飯野専売支局敷地境界石
こんにちは。 白根地区飯野にある、富士川街道・倉庫町北交差点の北西部分にあたるブロックは、明治時代に当市域の主産業であった煙草産業の中心地でした。
その場所には、明治時代から大正時代のはじめに、山梨県内の農家で収穫された葉煙草が集められる飯野専売支局が置かれていたのです。そのため、乾燥した葉煙草を納める倉庫が立ち並ぶ様子から、倉庫町と呼ばれるようになりました。
先日、周辺を〇博踏査した際に、飯野専売支局敷地の四隅にあったと考えられる境界石の現状を確認してきましたので、ご報告します。
←飯野専売局敷地の境界石。かつて4つあったと伝えられるうちの一つ。(令和2年10月5日撮影)
←飯野専売支局敷地の境界石の裏書。「明治三十五年十月建之」とある。(令和2年10月2日撮影)
境界石は今年で118歳!ということですね。
←境界石の上部に刻まれた十字マーク。(令和2年10月2日撮影)
飯野専売支局の敷地は、大正6年以降に区画が細分されて民間に払い下げられました。現在は何軒もの家々が建ち並ぶ住宅地となっていますが、ちょうど旧敷地内の真ん中あたりに、地区の公会堂があり、飯野専売支局敷地境界石の一つが、その前の花壇の花々に囲まれるようにして立ち、保存されています。
←飯野専売支局旧敷地内のほぼ中央部にあたる飯野第十一区公会堂前の花壇に、境界石の一つが移設され遺されています。(令和2年10月2日撮影)
←「明治36年3月に専売局から上八田の小野元二郎氏に支給された月俸十二円の証書」 (南アルプス市文化財課所蔵・上八田小野家資料より)小野元二郎氏は旧百田村に明治三年生まれと記録がある人物です。
明治37年以降に、当地での煙草産業が衰退しはじめ、大正6年以降は煙草倉庫はなくなった倉庫町でしたが、その後は蚕糸業の隆盛とともに、周辺に数多くの大製糸場ができ、繭倉庫や大工場が並び、活気は昭和50年代までそのままでした。

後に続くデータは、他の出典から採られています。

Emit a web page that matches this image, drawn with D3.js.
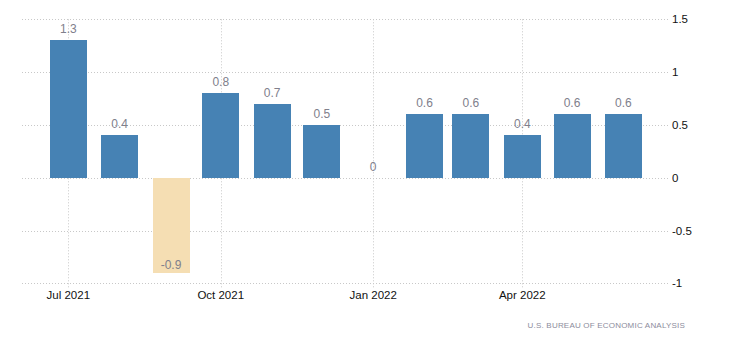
<!DOCTYPE html>
<html>
<head>
<meta charset="utf-8">
<script src="https://cdn.jsdelivr.net/npm/d3@7"></script>
<style>
  html, body { margin: 0; padding: 0; background: #fff; }
  svg { display: block; }
  text { font-family: "Liberation Sans", Arial, sans-serif; }
</style>
</head>
<body>
<svg id="chart" width="730" height="340"></svg>
<script>
const months = ["2021-07","2021-08","2021-09","2021-10","2021-11","2021-12","2022-01","2022-02","2022-03","2022-04","2022-05","2022-06"];
const values = [1.3, 0.4, -0.9, 0.8, 0.7, 0.5, 0, 0.6, 0.6, 0.4, 0.6, 0.6];
const xTickDates = ["2021-07","2021-10","2022-01","2022-04"];
const xTickLabels = ["Jul 2021","Oct 2021","Jan 2022","Apr 2022"];
const yTicks = [-1, -0.5, 0, 0.5, 1, 1.5];
const source = "U.S. BUREAU OF ECONOMIC ANALYSIS";

const parse = d3.timeParse("%Y-%m");
const fmt = d => String(d).replace("−", "-");
const svg = d3.select("#chart");

const plotLeft = 22, plotRight = 670;
const x = d3.scaleTime()
  .domain([parse("2021-07"), parse("2022-04")])
  .range([68.3, 522.3]);
const y = d3.scaleLinear().domain([-1, 1.5]).range([283.3, 19.3]);
const barW = 37;

// horizontal grid
svg.append("g").selectAll("line").data(yTicks).join("line")
  .attr("x1", plotLeft).attr("x2", plotRight)
  .attr("y1", d => Math.round(y(d)) + 0.5).attr("y2", d => Math.round(y(d)) + 0.5)
  .attr("stroke", "#c8c8c8").attr("stroke-width", 1).attr("stroke-dasharray", "1,2");

// vertical grid
svg.append("g").selectAll("line").data(xTickDates).join("line")
  .attr("x1", d => Math.round(x(parse(d))) + 0.5).attr("x2", d => Math.round(x(parse(d))) + 0.5)
  .attr("y1", y(1.5)).attr("y2", y(-1) + 4)
  .attr("stroke", "#c8c8c8").attr("stroke-width", 1).attr("stroke-dasharray", "1,2");

// bars
svg.append("g").selectAll("rect").data(values).join("rect")
  .attr("x", (d, i) => Math.round(x(parse(months[i])) - barW / 2))
  .attr("width", barW)
  .attr("y", d => Math.round(y(Math.max(0, d))))
  .attr("height", d => Math.round(y(Math.min(0, d))) - Math.round(y(Math.max(0, d))))
  .attr("fill", d => d < 0 ? "#F5DEB3" : "#4682B4");

// value labels
svg.append("g").selectAll("text").data(values).join("text")
  .attr("x", (d, i) => x(parse(months[i])))
  .attr("y", d => d < 0 ? y(d) - 4 : y(d) - 7)
  .attr("text-anchor", "middle")
  .attr("font-size", 12)
  .attr("fill", "#80808c")
  .text(fmt);

// x axis labels
svg.append("g").selectAll("text").data(xTickDates).join("text")
  .attr("x", d => x(parse(d)))
  .attr("y", 299)
  .attr("text-anchor", "middle")
  .attr("font-size", 11.5)
  .attr("fill", "#111")
  .text((d, i) => xTickLabels[i]);

// y axis labels
svg.append("g").selectAll("text").data(yTicks).join("text")
  .attr("x", 672)
  .attr("y", d => y(d))
  .attr("dy", "0.35em")
  .attr("font-size", 11.5)
  .attr("fill", "#111")
  .text(fmt);

// source
svg.append("text")
  .attr("x", 685).attr("y", 328)
  .attr("text-anchor", "end")
  .attr("font-size", 8)
  .attr("letter-spacing", "0.2")
  .attr("fill", "#8c8c9c")
  .text(source);
</script>
</body>
</html>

これまでに、南アルプス市域が、木綿→たばこ→蚕糸→果樹へと産業を進展させてきた歴史のうち、たばこ産業時代の一ページを、明治時代から100年以上、ずっと同じ敷地内に立ち、静かに物語る飯野専売支局敷地境界石です。 手入れの行き届いた花壇で、美しい花々に囲まれ、地域の人々に大切にされている情景に、心和んだ〇博調査員でした。
←かつての飯野専売支局敷地東端一帯。手前の道は富士川街道(令和2年10月2日撮影)
←かつての飯野専売支局敷地西南角より倉庫町北交差点に向かう道。(令和2年10月5日撮影)※タップすると画像が少し拡大します。
※参考年表
明治29年 :葉煙草専売法施行。
明治30年 :葉煙草専売官制公布。
明治35年 :官制改正で東京専売局飯野出張所建設。
葉煙草収納倉庫建てられ倉庫町といわれるようになった。
明治37年 :最盛期(作付反別526町7に達する)日本中部における重要産地になっていた。
明治37年 :煙草製造工場が国営になる。
大正5年 :葉煙草耕作も禁止。
大正6年 :倉庫町出張所も廃止。